TEL AVIV - A small crowd of predominantly young people huddles outside the "Jewish Princess" bar in central Tel Aviv, waiting to be summoned in for the beginning of a Society for the Abolition of Vivisection member-recruitment meeting.
A 'beautiful' new guillotine
The Knesset T-shirt is especially fitting, as the grassroots organization is fighting what is sees as an uphill battle against what it considers to be the wealthy powers that are supporting the Israeli vivisection industry. Vivisection is the practice of animal experimentation, and more specifically, of cutting or operating on living animals for physiological or pathological investigations.
"The purpose of this meeting is that everyone will know exactly what they are supposed to do tomorrow morning," spokeswoman Anat Refua says as the meeting commences. "The moment we put down our guard and cease to act at the public level, they will defeat us."
She says the organization is in need of ideas on how to fight the vivisection industry, specifically Harlan Sprague Dawley Inc., which provides research centers and universities with laboratory animals and apparatus.
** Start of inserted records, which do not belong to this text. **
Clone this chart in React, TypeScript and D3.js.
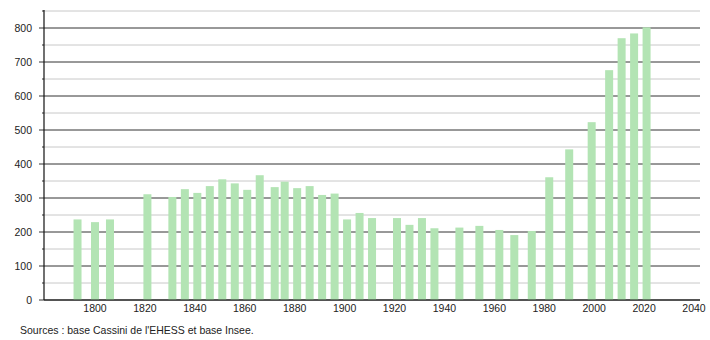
import React from "react";
import * as d3 from "d3";

const years = [1793, 1800, 1806, 1821, 1831, 1836, 1841, 1846, 1851, 1856, 1861, 1866, 1872, 1876, 1881, 1886, 1891, 1896, 1901, 1906, 1911, 1921, 1926, 1931, 1936, 1946, 1954, 1962, 1968, 1975, 1982, 1990, 1999, 2006, 2011, 2016, 2021];
const population = [237, 229, 237, 311, 303, 326, 315, 335, 355, 343, 324, 367, 332, 348, 329, 335, 309, 313, 237, 256, 241, 241, 221, 241, 211, 213, 218, 206, 191, 203, 361, 443, 523, 676, 770, 784, 802];
const xTicks = [1800, 1820, 1840, 1860, 1880, 1900, 1920, 1940, 1960, 1980, 2000, 2020, 2040];
const yMajor = [0, 100, 200, 300, 400, 500, 600, 700, 800];
const yMinor = [50, 150, 250, 350, 450, 550, 650, 750, 850];
const sourceText = "Sources : base Cassini de l'EHESS et base Insee.";

export default function App() {
  const left = 44;
  const right = 700;
  const x = d3.scaleLinear().domain([1800, 2040]).range([95, 694]);
  const y = d3.scaleLinear().domain([0, 850]).range([300, 11]);
  const barW = 8;
  const font = "'Liberation Sans', Arial, sans-serif";
  return (
    <svg width={710} height={340} style={{ position: "absolute", left: 0, top: 0, background: "#fff" }}>
      {yMinor.map((v) => (
        <g key={"mi" + v}>
          <line x1={left} x2={right} y1={y(v)} y2={y(v)} stroke="#c8c8c8" strokeWidth={1} />
          <line x1={left - 2} x2={left} y1={y(v)} y2={y(v)} stroke="#333" strokeWidth={1} />
        </g>
      ))}
      {yMajor.map((v) => (
        <g key={"ma" + v}>
          <line x1={left - 5} x2={right} y1={y(v)} y2={y(v)} stroke="#333" strokeWidth={1} />
          <text x={32} y={y(v)} dy="0.35em" textAnchor="end" fontSize={10.5} fontFamily={font} fill="#222">{v}</text>
        </g>
      ))}
      {years.map((yr, i) => (
        <rect key={yr} x={x(yr) - barW / 2} y={y(population[i])} width={barW} height={y(0) - y(population[i])} fill="#b3e4b4" />
      ))}
      <line x1={left} x2={left} y1={y(850) - 1} y2={y(0)} stroke="#111" strokeWidth={1.2} />
      <line x1={left} x2={right} y1={y(0)} y2={y(0)} stroke="#111" strokeWidth={1.2} />
      {xTicks.map((t) => (
        <text key={t} x={x(t)} y={312} textAnchor="middle" fontSize={10.5} fontFamily={font} fill="#222">{t}</text>
      ))}
      <text x={20} y={334} fontSize={10.5} fontFamily={font} fill="#222">{sourceText}</text>
    </svg>
  );
}
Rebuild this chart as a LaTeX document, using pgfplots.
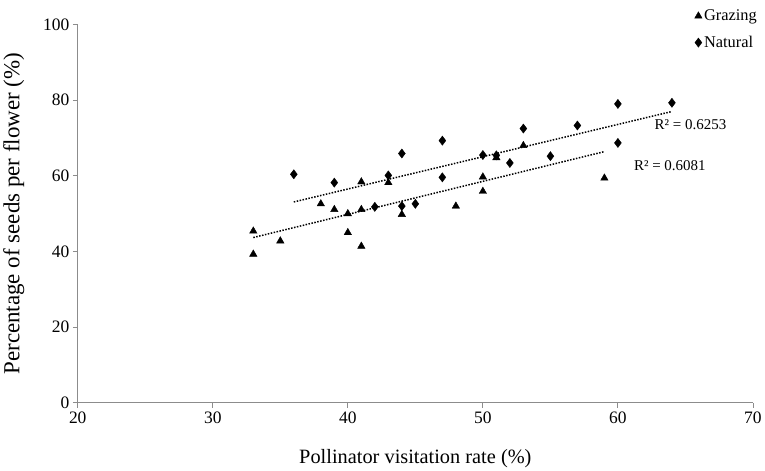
\documentclass[border=0pt]{standalone}
\usepackage{fontspec}
\setmainfont{Liberation Serif}
\usepackage{pgfplots}
\pgfplotsset{compat=1.18}
\definecolor{axgray}{RGB}{140,140,140}
\begin{document}
\begin{tikzpicture}
\begin{axis}[
  scale only axis, width=677pt, height=379.5pt,
  xmin=20, xmax=70, ymin=0, ymax=100,
  xtick={20,30,40,50,60,70}, ytick={0,20,40,60,80,100},
  axis lines=left, axis line style={axgray, line width=0.9pt, -},
  tick align=outside, major tick length=5pt,
  tick style={axgray, line width=0.9pt},
  /pgf/number format/assume math mode=true,
  xticklabel={\pgfmathparse{int(round(\tick))}\pgfmathresult},
  yticklabel={\pgfmathparse{int(round(\tick))}\pgfmathresult},
  ticklabel style={font=\fontsize{17.5}{20}\selectfont, black},
  xlabel={Pollinator visitation rate (\%)},
  ylabel={Percentage of seeds per flower (\%)},
  xlabel style={font=\fontsize{20.4}{24}\selectfont, at={(axis description cs:0.5,-0.1589)}, anchor=base},
  ylabel style={font=\fontsize{23}{26}\selectfont, at={(axis description cs:-0.0863,0.5)}, anchor=base},
  legend style={draw=none, fill=none, at={(axis description cs:0.909,1.0495)}, anchor=north west,
    font=\fontsize{16.4}{19}\selectfont, row sep=10pt},
  legend cell align=left,
  legend image code/.code={\draw[#1] plot coordinates {(0pt,0pt)};},
  clip=false,
]
\coordinate (bl) at (rel axis cs:0,0);
\coordinate (tr) at (rel axis cs:1,1);
% Grazing
\addplot[only marks, mark=triangle*, mark size=4.3pt, black, mark options={fill=black}] coordinates {
(33,45.4) (33,39.3) (35,42.8) (38,52.6) (39,51.1) (40,50.0) (40,45.0)
(41,58.4) (41,51.1) (41,41.4) (43,58.2) (44,49.8) (48,52.0) (50,59.7)
(50,55.9) (51,64.8) (53,68.0) (59,59.4)
};
\addlegendentry{Grazing}
% Natural
\addplot[only marks, mark=diamond*, mark size=4.6pt, black, mark options={fill=black}] coordinates {
(36,60.4) (39,58.2) (42,51.8) (43,60.1) (44,65.9) (44,52.0) (45,52.6)
(47,69.3) (47,59.6) (50,65.5) (51,65.4) (52,63.4) (53,72.5) (55,65.2)
(57,73.3) (60,79.0) (60,68.7) (64,79.3)
};
\addlegendentry{Natural}
% trend lines
\addplot[forget plot, black, line width=1.5pt, dash pattern=on 1.5pt off 1.5pt] coordinates {(36,53.1) (64,77.0)};
\addplot[forget plot, black, line width=1.5pt, dash pattern=on 1.5pt off 1.5pt] coordinates {(33,43.7) (59,66.4)};
\node[anchor=west, inner sep=0pt, font=\fontsize{15}{18}\selectfont] at (axis cs:62.71,73.5) {R² = 0.6253};
\node[anchor=west, inner sep=0pt, font=\fontsize{15}{18}\selectfont] at (axis cs:61.18,62.7) {R² = 0.6081};
\end{axis}
\path ([shift={(-76.7pt,-66pt)}]bl) rectangle ([shift={(11.3pt,24.5pt)}]tr);
\end{tikzpicture}
\end{document}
"They recently came out with a 'beautiful' new guillotine model (used to kill animals when they are not needed anymore) which comes in a variety of colors," she says.
Refuah says the organization must remain focused on specific issues, as its resources are limited.
"We don't have money and we don't have enough people, and therefore we must concentrate our efforts on shutting down the Mazor farm (a supplier of lab monkeys) and act against the imminent monkey experiments at the new brain research center at Bar-Ilan University,” she says.
"It is us, the simple, ordinary people, against the professors; but we have justice on our side."
Anti-vivisection street theater
The metal cages at the new Leslie and Susan Gonda (Goldschmied) Brain Research Center at Bar-Ilan University have already been prepared for the monkeys that are set to arrive soon. They seem barely large enough for the primates to be able to move their limbs in.
"They easily could have acquired bigger cages," Refuah says. "But that would make it more difficult to seize the terrified monkeys when they want to experiment on them."
As the Society for the Abolition of Vivisection meeting draws to a close, a cigarette-puffing participant offers the organization an ad campaign she designed against animal-testing in the cosmetics industry, and Society board member Efrat Simon says she needs volunteers to act in anti-vivisection street theater performances.
Refuah says it is time to vacate the premises, as the bar owner is expecting regular customers anytime now. Pamphlets and brochures are handed out, small donations are accepted, and the animal rights warriors disperse into the warm Tel Aviv night.